_Exercise description_: From the first line of the data down to and including the line with "const dividers = [3.5, 8.5];", copy everything exactly, leaving out pictures.

_Material provided_:

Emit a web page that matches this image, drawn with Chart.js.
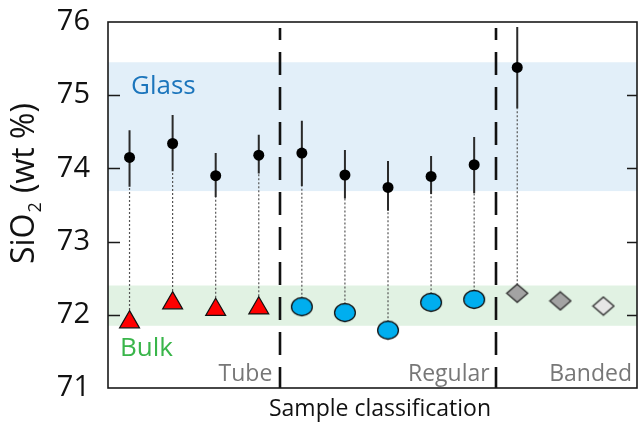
<!DOCTYPE html>
<html>
<head>
<meta charset="utf-8">
<script src="https://cdn.jsdelivr.net/npm/chart.js@4.4.1/dist/chart.umd.min.js"></script>
<style>
  html, body { margin: 0; padding: 0; background: #fff; }
  #wrap { width: 638px; height: 429px; }
</style>
</head>
<body>
<div id="wrap"><canvas id="c" width="638" height="429"></canvas></div>
<script>
// Sample groups and positions along the x axis
const groups = ['Tube', 'Regular', 'Banded'];
const sampleX = [0, 1, 2, 3, 4, 5, 6, 7, 8, 9, 10, 11];
const dividers = [3.5, 8.5];

// Glass (matrix glass) SiO2 means and spread, samples 0-9
const glassX    = [0, 1, 2, 3, 4, 5, 6, 7, 8, 9];
const glassMean = [74.15, 74.34, 73.90, 74.18, 74.21, 73.91, 73.74, 73.89, 74.05, 75.38];
const glassHigh = [74.52, 74.73, 74.21, 74.46, 74.65, 74.25, 74.10, 74.17, 74.43, 75.93];
const glassLow  = [73.75, 73.96, 73.61, 73.93, 73.76, 73.59, 73.42, 73.65, 73.66, 74.82];

// Bulk SiO2 by group
const bulkTube    = [71.90, 72.16, 72.07, 72.09];
const bulkRegular = [72.11, 72.03, 71.79, 72.17, 72.21];
const bulkBanded  = [72.295, 72.19, 72.12];

// Shaded ranges
const glassRange = [73.69, 75.45];
const bulkRange  = [71.85, 72.40];

// Axis
const yTicks = [71, 72, 73, 74, 75, 76];

const FONT = "'Open Sans', 'Noto Sans', sans-serif";
const bulkAll = bulkTube.concat(bulkRegular, bulkBanded);

// Marker images: ellipse and diamonds
function makeEllipse(fill) {
  const c = document.createElement('canvas');
  c.width = 24; c.height = 21;
  const g = c.getContext('2d');
  g.beginPath();
  g.ellipse(12, 10.5, 10.4, 9, 0, 0, Math.PI * 2);
  g.fillStyle = fill; g.fill();
  g.lineWidth = 1.3; g.strokeStyle = '#111'; g.stroke();
  return c;
}
function makeDiamond(fill) {
  const c = document.createElement('canvas');
  c.width = 24; c.height = 21;
  const g = c.getContext('2d');
  g.beginPath();
  g.moveTo(12, 1.5); g.lineTo(22.5, 10.5); g.lineTo(12, 19.5); g.lineTo(1.5, 10.5); g.closePath();
  g.fillStyle = fill; g.fill();
  g.lineWidth = 1.4; g.strokeStyle = '#333'; g.lineJoin = 'miter'; g.stroke();
  return c;
}
const ellipseImg = makeEllipse('#00aeef');
const diamondDark = makeDiamond('#a3a3a3');
const diamondLight = makeDiamond('#e6e6e6');

// Vertical segment datasets (error bars and connectors), separated by gaps
const errorSegments = [];
glassX.forEach((x, i) => {
  errorSegments.push({ x, y: glassLow[i] }, { x, y: glassHigh[i] }, { x, y: null });
});
const connectorSegments = [];
glassX.forEach((x, i) => {
  connectorSegments.push({ x, y: bulkAll[i] }, { x, y: glassLow[i] }, { x, y: null });
});

const decor = {
  id: 'decor',
  beforeDatasetsDraw(chart) {
    const { ctx, chartArea: a, scales: { x, y } } = chart;
    ctx.save();
    // shaded ranges
    ctx.fillStyle = '#e2eff9';
    const g1 = y.getPixelForValue(glassRange[1]), g0 = y.getPixelForValue(glassRange[0]);
    ctx.fillRect(a.left, g1, a.right - a.left, g0 - g1);
    ctx.fillStyle = '#e1f2e3';
    const b1 = y.getPixelForValue(bulkRange[1]), b0 = y.getPixelForValue(bulkRange[0]);
    ctx.fillRect(a.left, b1, a.right - a.left, b0 - b1);
    // group dividers
    ctx.strokeStyle = '#111';
    ctx.lineWidth = 2.6;
    ctx.setLineDash([23, 12]);
    ctx.lineDashOffset = 11;
    dividers.forEach(d => {
      const px = Math.round(x.getPixelForValue(d));
      ctx.beginPath();
      ctx.moveTo(px, a.top + 6);
      ctx.lineTo(px, a.bottom);
      ctx.stroke();
    });
    ctx.restore();
  },
  afterDatasetsDraw(chart) {
    const { ctx, chartArea: a, scales: { x, y } } = chart;
    ctx.save();
    // frame
    ctx.strokeStyle = '#1a1a1a';
    ctx.lineWidth = 1.6;
    ctx.strokeRect(a.left, a.top, a.right - a.left, a.bottom - a.top);
    // inward ticks
    ctx.lineWidth = 1.6;
    yTicks.slice(1, -1).forEach(v => {
      const py = Math.round(y.getPixelForValue(v)) + 0.5;
      ctx.beginPath();
      ctx.moveTo(a.left, py); ctx.lineTo(a.left + 12, py);
      ctx.moveTo(a.right, py); ctx.lineTo(a.right - 10, py);
      ctx.stroke();
    });
    // range and group labels
    ctx.textBaseline = 'alphabetic';
    ctx.textAlign = 'left';
    ctx.font = '26px ' + FONT;
    ctx.fillStyle = '#1b75bc';
    ctx.fillText('Glass', a.left + 23, 94);
    ctx.fillStyle = '#39b54a';
    ctx.fillText('Bulk', a.left + 12, 356);
    ctx.font = '23px ' + FONT;
    ctx.fillStyle = '#777777';
    ctx.textAlign = 'right';
    ctx.fillText(groups[0], x.getPixelForValue(dividers[0]) - 8, 381);
    ctx.fillText(groups[1], x.getPixelForValue(dividers[1]) - 6, 381);
    ctx.fillText(groups[2], a.right - 5, 381);
    ctx.restore();
  },
  afterDraw(chart) {
    const { ctx } = chart;
    ctx.save();
    // x axis title
    ctx.fillStyle = '#111';
    ctx.font = '23px ' + FONT;
    ctx.textAlign = 'center';
    ctx.textBaseline = 'alphabetic';
    ctx.fillText('Sample classification', 380, 416);
    // y axis title with subscript
    ctx.translate(34, 264);
    ctx.rotate(-Math.PI / 2);
    ctx.textAlign = 'left';
    ctx.font = '32px ' + FONT;
    const w1 = ctx.measureText('SiO').width;
    ctx.fillText('SiO', 0, 0);
    ctx.font = '18px ' + FONT;
    ctx.fillText('2', w1 + 1, 7);
    const w2 = ctx.measureText('2').width;
    ctx.font = '32px ' + FONT;
    ctx.fillText(' (wt %)', w1 + w2 + 2, 0);
    ctx.restore();
  }
};

new Chart(document.getElementById('c'), {
  type: 'scatter',
  data: {
    datasets: [
      {
        label: 'Glass',
        data: glassX.map((x, i) => ({ x, y: glassMean[i] })),
        pointStyle: 'circle', pointRadius: 5.5,
        backgroundColor: '#000', borderColor: '#000', borderWidth: 0,
        order: 1
      },
      {
        label: groups[0],
        data: bulkTube.map((v, i) => ({ x: sampleX[i], y: v })),
        pointStyle: 'triangle', pointRadius: 11.5,
        backgroundColor: '#ff0000', borderColor: '#111', borderWidth: 1.2,
        order: 0
      },
      {
        label: groups[1],
        data: bulkRegular.map((v, i) => ({ x: sampleX[i + 4], y: v })),
        pointStyle: ellipseImg,
        order: 0
      },
      {
        label: groups[2],
        data: bulkBanded.map((v, i) => ({ x: sampleX[i + 9], y: v })),
        pointStyle: [diamondDark, diamondDark, diamondLight],
        order: 0
      },
      {
        label: 'error',
        data: errorSegments,
        showLine: true, spanGaps: false,
        pointRadius: 0, borderColor: '#2a2a2a', borderWidth: 2,
        order: 2
      },
      {
        label: 'link',
        data: connectorSegments,
        showLine: true, spanGaps: false,
        pointRadius: 0, borderColor: '#555', borderWidth: 1.2,
        borderDash: [2, 2],
        order: 3
      }
    ]
  },
  options: {
    responsive: false,
    animation: false,
    devicePixelRatio: 1,
    layout: { autoPadding: false, padding: { top: 22, right: 1, left: 0, bottom: 0 } },
    plugins: { legend: { display: false }, tooltip: { enabled: false } },
    elements: { point: { hoverRadius: 0 } },
    scales: {
      x: {
        type: 'linear', min: -0.5, max: 11.78,
        grid: { display: false }, border: { display: false },
        ticks: { display: false },
        afterFit(s) {
          s.height = 41;
          s.paddingLeft = 0; s.paddingRight = 0;
        }
      },
      y: {
        min: 71, max: 76,
        afterBuildTicks(s) { s.ticks = yTicks.map(v => ({ value: v })); },
        grid: { display: false, drawTicks: false }, border: { display: false },
        ticks: { font: { family: FONT, size: 29 }, color: '#111', padding: 18 },
        afterFit(s) {
          s.width = 108;
          s.paddingTop = 0; s.paddingBottom = 0;
        }
      }
    }
  },
  plugins: [decor]
});
</script>
</body>
</html>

_Output below_:
Emit a web page that matches this image, drawn with Chart.js.
<!DOCTYPE html>
<html>
<head>
<meta charset="utf-8">
<script src="https://cdn.jsdelivr.net/npm/chart.js@4.4.1/dist/chart.umd.min.js"></script>
<style>
  html, body { margin: 0; padding: 0; background: #fff; }
  #wrap { width: 638px; height: 429px; }
</style>
</head>
<body>
<div id="wrap"><canvas id="c" width="638" height="429"></canvas></div>
<script>
// Sample groups and positions along the x axis
const groups = ['Tube', 'Regular', 'Banded'];
const sampleX = [0, 1, 2, 3, 4, 5, 6, 7, 8, 9, 10, 11];
const dividers = [3.5, 8.5];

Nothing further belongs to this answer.